In some cases, the governement's actuary department will tell the pension plan trustee that they believe insufficient funds are in the pension plan to cover future liabilities and that they should increase the funds put into the pension plan. In the cases of a pension surplus, they will let the company know that they can decrease the contribution rate temporarily.
The level of oversight and compliance varies between countries. I believe in Canada, and probably the United States too, the government "recommends" and it is up to the pension plan trustee to comply or reject the government, up to a point. In some critical cases, they can probably overrule the trustee.
With that out of the way, pension plans in North America are exempt from tax in the following way: money in the fund itself is invested; returns and gains from those investments are generally tax free. The goal of a pension plan fund is to get as much return as possible given a reasonably safe level of risk to ensure solvency for future pension plan claims. If the government had taxed the gains, dividends, and interest in the fund itself that would probably be a huge incentive to people NOT to get a pension plan.
Here is the problem: Frequently in the US and Canada the tax agency (IRS, or CRA) would examine the books of a pension plan fund. Should they deem the company is putting too much money into the pension plan fund, they can tell the company to "stop" putting money in.
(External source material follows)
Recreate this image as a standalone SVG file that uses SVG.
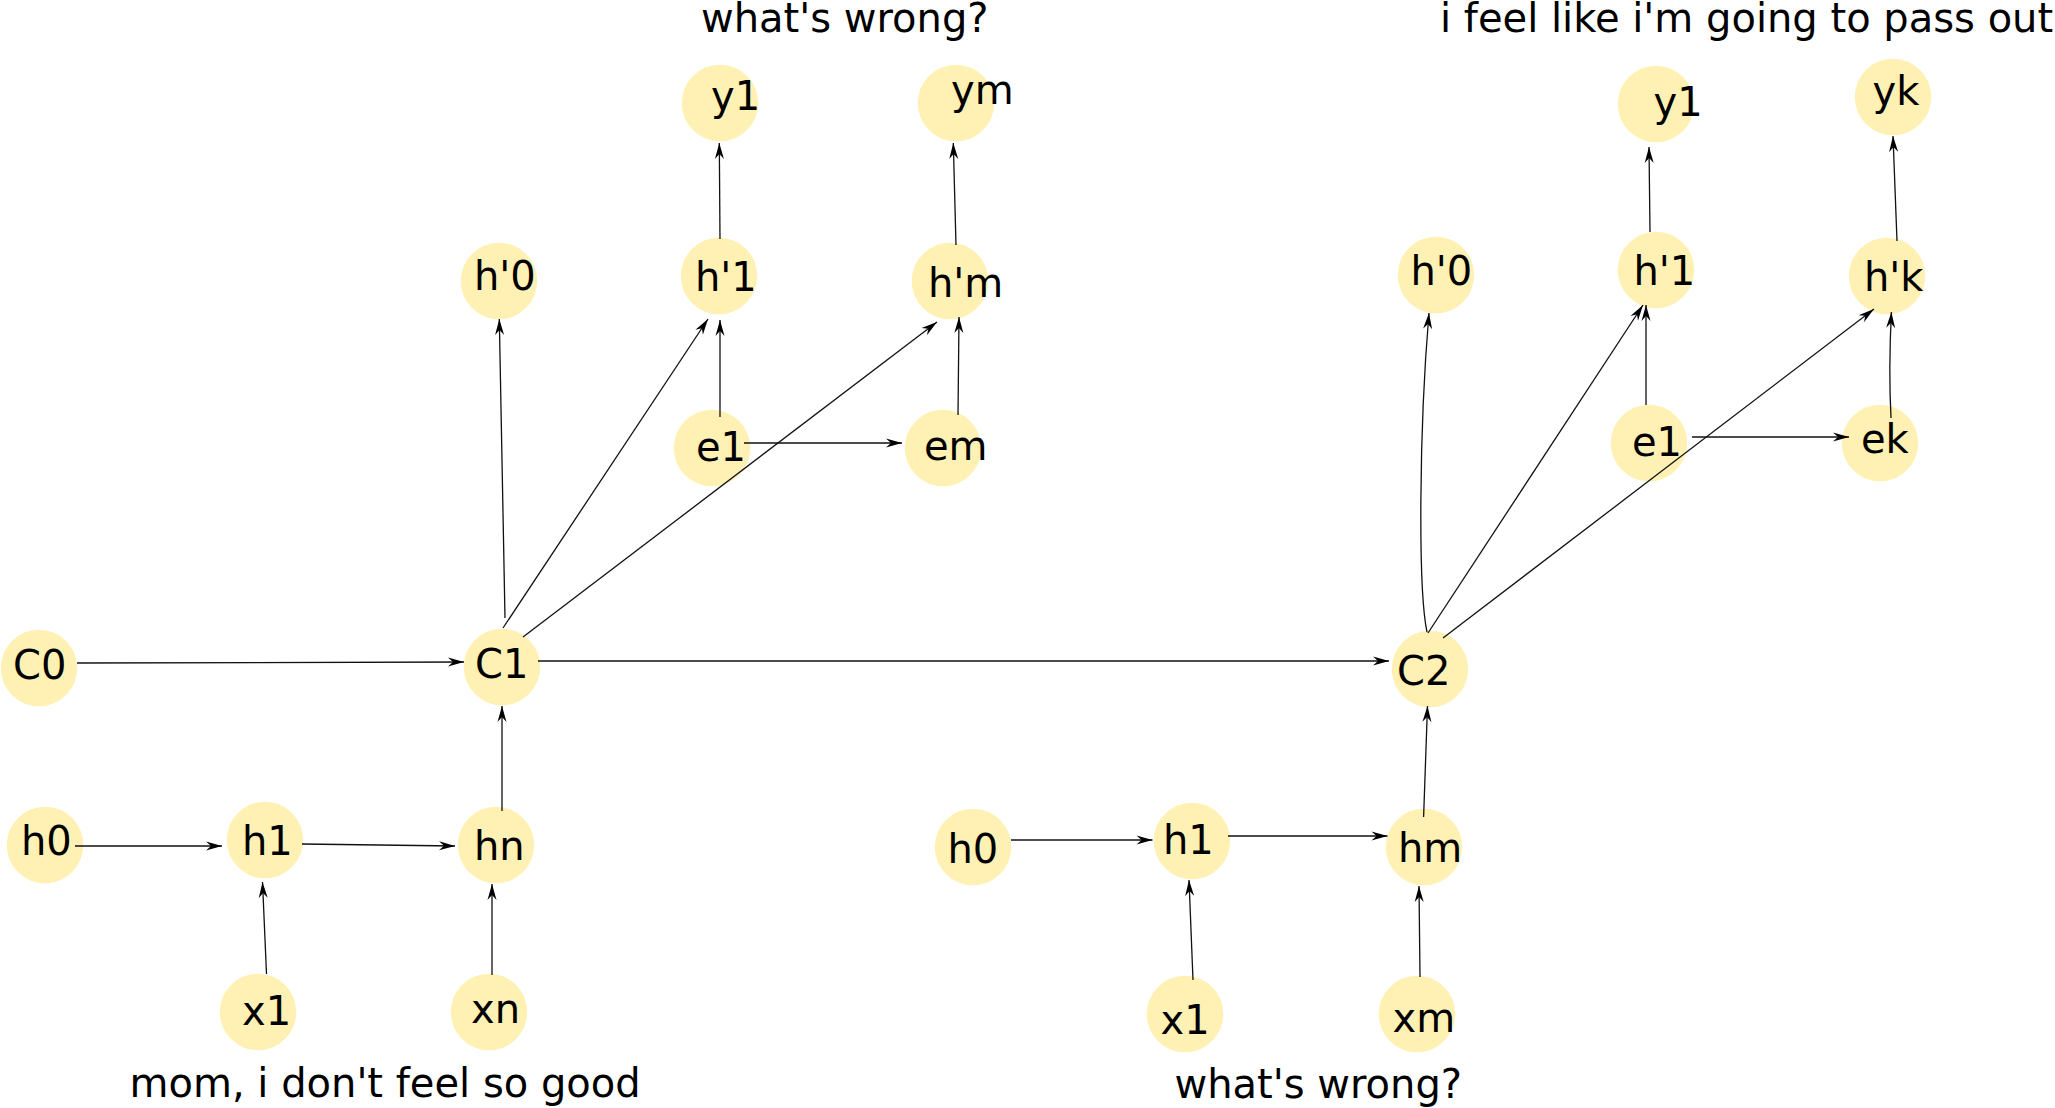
<svg xmlns="http://www.w3.org/2000/svg" width="2055" height="1108" viewBox="0 0 2055 1108">
<style>
.n circle{fill:#fff1b4;stroke:none}
text{font-family:"DejaVu Sans","Liberation Sans",sans-serif;font-size:40px;fill:#000}
.c path{fill:none;stroke:#111;stroke-width:1.3;marker-end:url(#ah)}
</style>
<defs>
<marker id="ah" markerUnits="userSpaceOnUse" viewBox="-17 -6 18 12" markerWidth="18" markerHeight="12" refX="0" refY="0" orient="auto">
<path d="M0,0 L-16,-4.5 L-11,0 L-16,4.5 Z" fill="#000"/>
</marker>
</defs>
<rect width="2055" height="1108" fill="#fff"/>
<g id="nodes">
<g id="C0" class="n"><circle cx="39" cy="668" r="38.3"/><text x="13" y="679">C0</text></g>
<g id="C1" class="n"><circle cx="502" cy="667" r="38.3"/><text x="475" y="678">C1</text></g>
<g id="h0a" class="n"><circle cx="45" cy="845" r="38.3"/><text x="21" y="855">h0</text></g>
<g id="h1a" class="n"><circle cx="265" cy="840" r="38.3"/><text x="242" y="855">h1</text></g>
<g id="hn" class="n"><circle cx="496" cy="845" r="38.3"/><text x="474" y="860">hn</text></g>
<g id="x1a" class="n"><circle cx="258" cy="1012" r="38.3"/><text x="242" y="1025">x1</text></g>
<g id="xn" class="n"><circle cx="489" cy="1012" r="38.3"/><text x="471" y="1023">xn</text></g>
<g id="hp0a" class="n"><circle cx="499" cy="281" r="38.3"/><text x="474" y="290">h'0</text></g>
<g id="hp1a" class="n"><circle cx="719" cy="276" r="38.3"/><text x="695" y="291">h'1</text></g>
<g id="hpm" class="n"><circle cx="950" cy="281" r="38.3"/><text x="928" y="297">h'm</text></g>
<g id="y1a" class="n"><circle cx="720" cy="103" r="38.3"/><text x="711" y="110">y1</text></g>
<g id="ym" class="n"><circle cx="956" cy="103" r="38.3"/><text x="951" y="104">ym</text></g>
<g id="e1a" class="n"><circle cx="712" cy="448" r="38.3"/><text x="696" y="461">e1</text></g>
<g id="em" class="n"><circle cx="943" cy="448" r="38.3"/><text x="924" y="460">em</text></g>
<g id="C2" class="n"><circle cx="1430" cy="669" r="38.3"/><text x="1397" y="685">C2</text></g>
<g id="h0b" class="n"><circle cx="973" cy="847" r="38.3"/><text x="947.5" y="863">h0</text></g>
<g id="h1b" class="n"><circle cx="1192" cy="841" r="38.3"/><text x="1163" y="854">h1</text></g>
<g id="hm" class="n"><circle cx="1424" cy="847" r="38.3"/><text x="1398" y="862">hm</text></g>
<g id="x1b" class="n"><circle cx="1185" cy="1014" r="38.3"/><text x="1160.5" y="1034">x1</text></g>
<g id="xm" class="n"><circle cx="1417" cy="1014" r="38.3"/><text x="1392.5" y="1032">xm</text></g>
<g id="hp0b" class="n"><circle cx="1436" cy="275" r="38.3"/><text x="1410.5" y="285">h'0</text></g>
<g id="hp1b" class="n"><circle cx="1656" cy="270" r="38.3"/><text x="1633.5" y="285">h'1</text></g>
<g id="hpk" class="n"><circle cx="1887" cy="276" r="38.3"/><text x="1864" y="291">h'k</text></g>
<g id="y1b" class="n"><circle cx="1656" cy="104" r="38.3"/><text x="1653.5" y="116">y1</text></g>
<g id="yk" class="n"><circle cx="1893" cy="97" r="38.3"/><text x="1872.5" y="105">yk</text></g>
<g id="e1b" class="n"><circle cx="1649" cy="443" r="38.3"/><text x="1632" y="456">e1</text></g>
<g id="ek" class="n"><circle cx="1880" cy="443" r="38.3"/><text x="1861" y="453">ek</text></g>
</g>
<g id="labels">
<text x="701" y="32">what's wrong?</text>
<text x="129.5" y="1097">mom, i don't feel so good</text>
<text x="1174.5" y="1098">what's wrong?</text>
<text x="1440" y="32">i feel like i'm going to pass out</text>
</g>
<g id="connectors" class="c">
<path d="M77,663 L464,662"/>
<path d="M538,661 L1389,661"/>
<path d="M502,811 L502,706"/>
<path d="M75,846 L222,846"/>
<path d="M302,844 L455,846"/>
<path d="M266.5,974 L262.5,882"/>
<path d="M492,975 L492,884"/>
<path d="M505,618 L499.3,319"/>
<path d="M503,628 L708,319"/>
<path d="M523,637 L937,322"/>
<path d="M720,417 L720,320"/>
<path d="M744,443 L902,443"/>
<path d="M958,415 L959,317"/>
<path d="M720,239 L719.3,143"/>
<path d="M956,245 L953.3,143"/>
<path d="M1011,840 L1152.5,840"/>
<path d="M1228,836 L1387.5,836"/>
<path d="M1193,980 L1189,880"/>
<path d="M1420,977 L1419,886"/>
<path d="M1423.6,817 L1427.5,706"/>
<path d="M1427,632 C1418,590 1419,430 1429,313"/>
<path d="M1428,633 L1643,305"/>
<path d="M1443,638 L1874,309"/>
<path d="M1646,405 L1646,305"/>
<path d="M1692,437 L1849,437"/>
<path d="M1891,418 C1889,380 1890,340 1891.4,312"/>
<path d="M1650,232 L1649,147"/>
<path d="M1897,241 L1893,136"/>
</g>
</svg>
When you think that pension plans carry ususally between $400,000 to over $2,000,000 per person as a pension fund, times 100,000 people say, you realize a LOT of money is invested here with no revenue for the IRS because it is considered part of a pension plan.
What should a company do when the IRS (CRA) tells it to STOP or severely decrease the funding into the pension plan because they will consider it illegal tax evasion, and the government's actuarial department tells the company to INCREASE funding because they believe future solvency might be at stake?